I like to take a few minutes to try and parse through the dense math before moving on. PPO looks closely at that probability ratio, $r_t(\theta)$. If the ratio is 1, nothing has changed. If $\text{new policy} / \text{old policy} = 2$, the action is twice as likely now.

For developing intuition, my math teacher used to substitute large numbers into equations to help us understand. We can do the same here. If our new policy has a HUGE number that increases our probability of taking an action, compared to our much smaller old policy, then intuitively we know $\text{LARGE} / \text{SMALL} = \text{a larger number}$. Always greater than 0 at least.

This ratio tells us how much things changed, but we multiply it by the Advantage ($\hat{A}_t$) to determine if that change was actually a good move.

Now, at this point you might be thinking: isn't PPO about stability? If we have these LARGE numbers, wouldn't that cause drastic changes? Yes, it absolutely would. So that is why we introduce the Clipping Technique. All this does is truncate the ratio if it gets too high or too low, keeping our updates within a safe, predictable "trust region."

Computing Efficiency

As a person who finds how this math translates to how code actually runs on hardware deeply interesting, I want to explore this a bit. PPO is computationally expensive compared to newer policy update methods like GRPO (Group Relative Policy Optimization). Why?

To do these policy evaluations, PPO requires a second, completely separate "critic" model alongside the main "actor" model. VRAM (Video RAM), which is already heavily contested in ML workloads, is pushed to its limits by introducing this second model to update weights.

Does this mean more HBM transfers and PCIe bus congestion?

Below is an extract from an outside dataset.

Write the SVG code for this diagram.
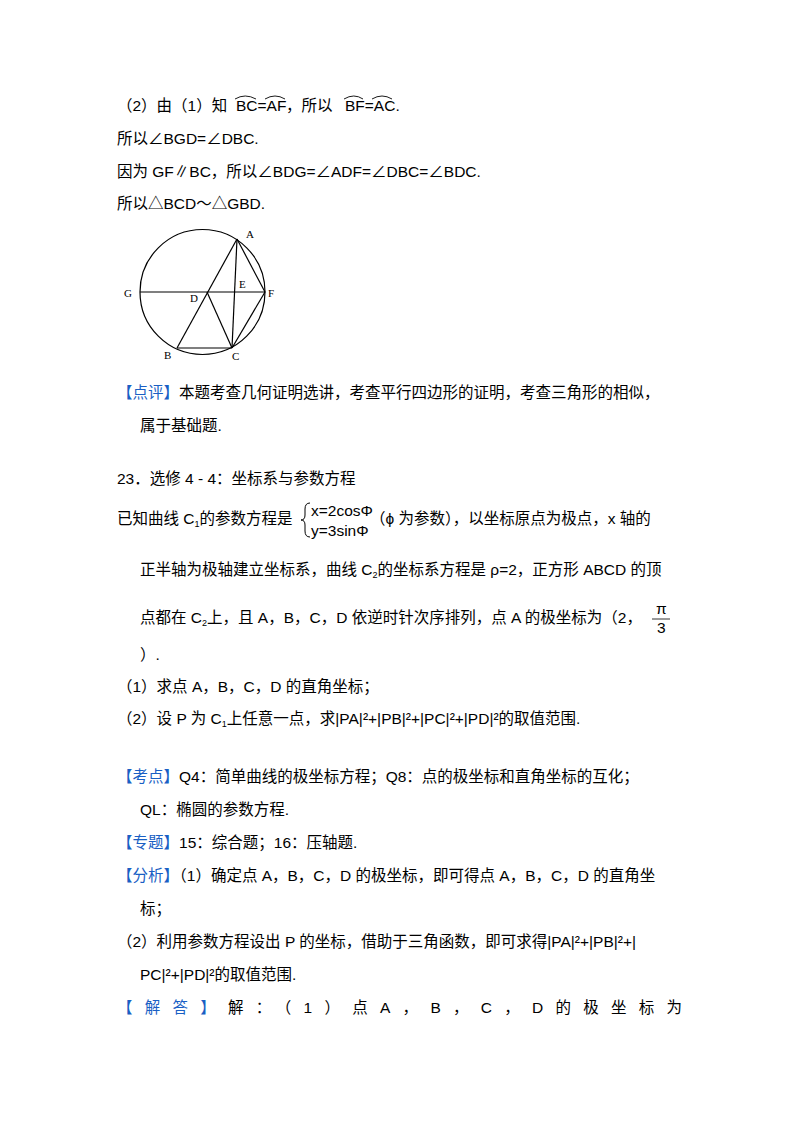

Absolutely. Because you are maintaining two massive networks (Actor and Critic) simultaneously, your GPU's High Bandwidth Memory (HBM) is constantly working overtime to shuffle activations, weights, and gradients back and forth during the backward pass.

The CPU-GPU Dance in PPO

To understand the bottleneck, look at how the CPU and GPU interact during PPO:

1. The Generation Phase (Rollout): The GPU runs the Actor model to generate text or actions. These trajectories are stored in VRAM.
2. The Evaluation Phase: The Critic model evaluates those exact same trajectories to calculate the expected "value" of each step.
3. The Bottleneck: If both models cannot comfortably fit into your GPU's VRAM alongside the massive optimizer states (like AdamW, which requires $4\times$ the memory of the model weights themselves), data must be swapped out to system RAM. This forces massive chunks of data across the PCIe bus. Because PCIe lanes are drastically slower than on-chip HBM, your expensive GPUs end up idling and spend time waiting for data.

Why We Still Talk About It

PPO is not some archaic algorithm. It is actually a massive milestone that helped pave the way for more efficient modern architectures. It was the primary tool that took "raw," unpredictable base models and gave them the ability to follow instructions, respect guardrails, and act as useful assistants. PPO paved the path for the advanced reasoning models we use today, and its focus on stable learning remains a big concept in AI alignment.